SUMMARY : Urges Congress to swiftly enact House Resolution (HR)
1462, the Renewable Fuel Standard Reform Act of 2013.
Specifically, this bill :
1)Makes findings relative to the existing federal Renewable Fuel
Standard (RFS) program and the effect of the program on the
economy.
2)Urges Congress to swiftly enact HR 1462, the Renewable Fuel
Standard Reform Act of 2013, that would revise the
requirements of the existing federal RFS program.
EXISTING LAW :
1)Under the federal Energy Policy Act of 2005, creates the RFS
program that establishes the first renewable fuel volume
mandate in the nation. Requires 7.5 billion gallons of
renewable fuel to be blended into gasoline by 2012.
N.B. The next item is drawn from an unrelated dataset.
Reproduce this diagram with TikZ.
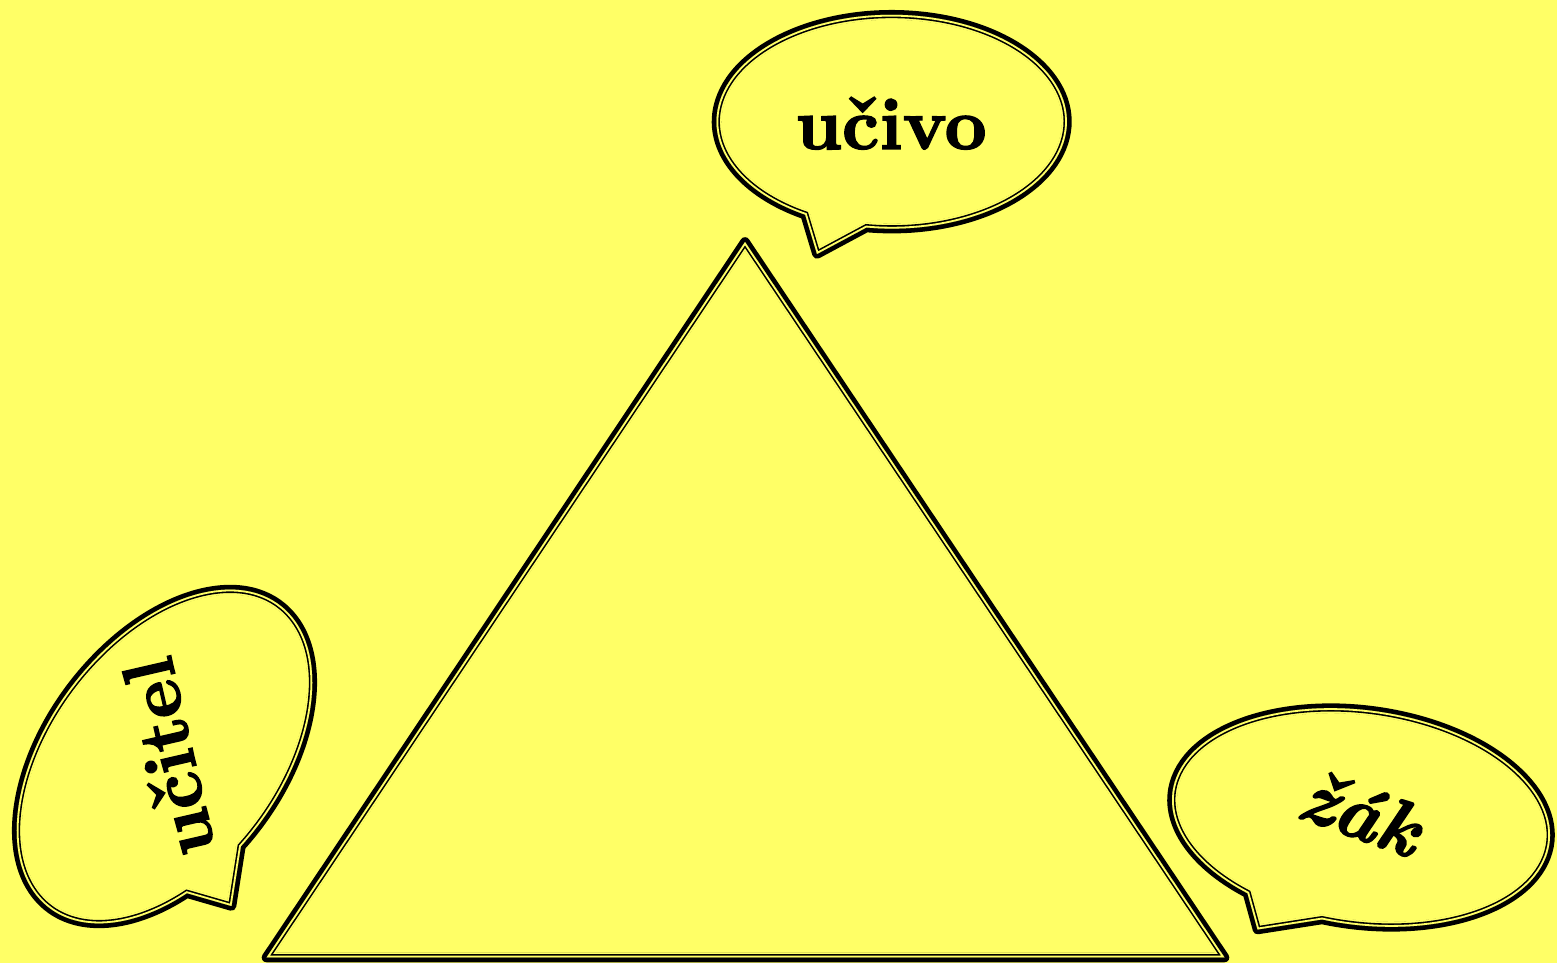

2)Under the federal Energy Independence and Security Act of 2007
(RFS2), expands the RFS program to include diesel fuel, in
addition to gasoline. Requires an increase in the volume of
renewable fuel required to be blended into transportation fuel
from 9 billion gallons in 2008 to 36 billion gallons by 2022.
3)Requires the California Energy Commission (CEC), in
partnership with the California Air Resources Board (ARB), to
develop and adopt a State Alternative Fuels Plan to increase
the use of alternative fuels without adversely affecting air
quality and water quality or causing negative health effects
pursuant to AB 1007 (Pavley), Chapter 371, Statutes of 2005.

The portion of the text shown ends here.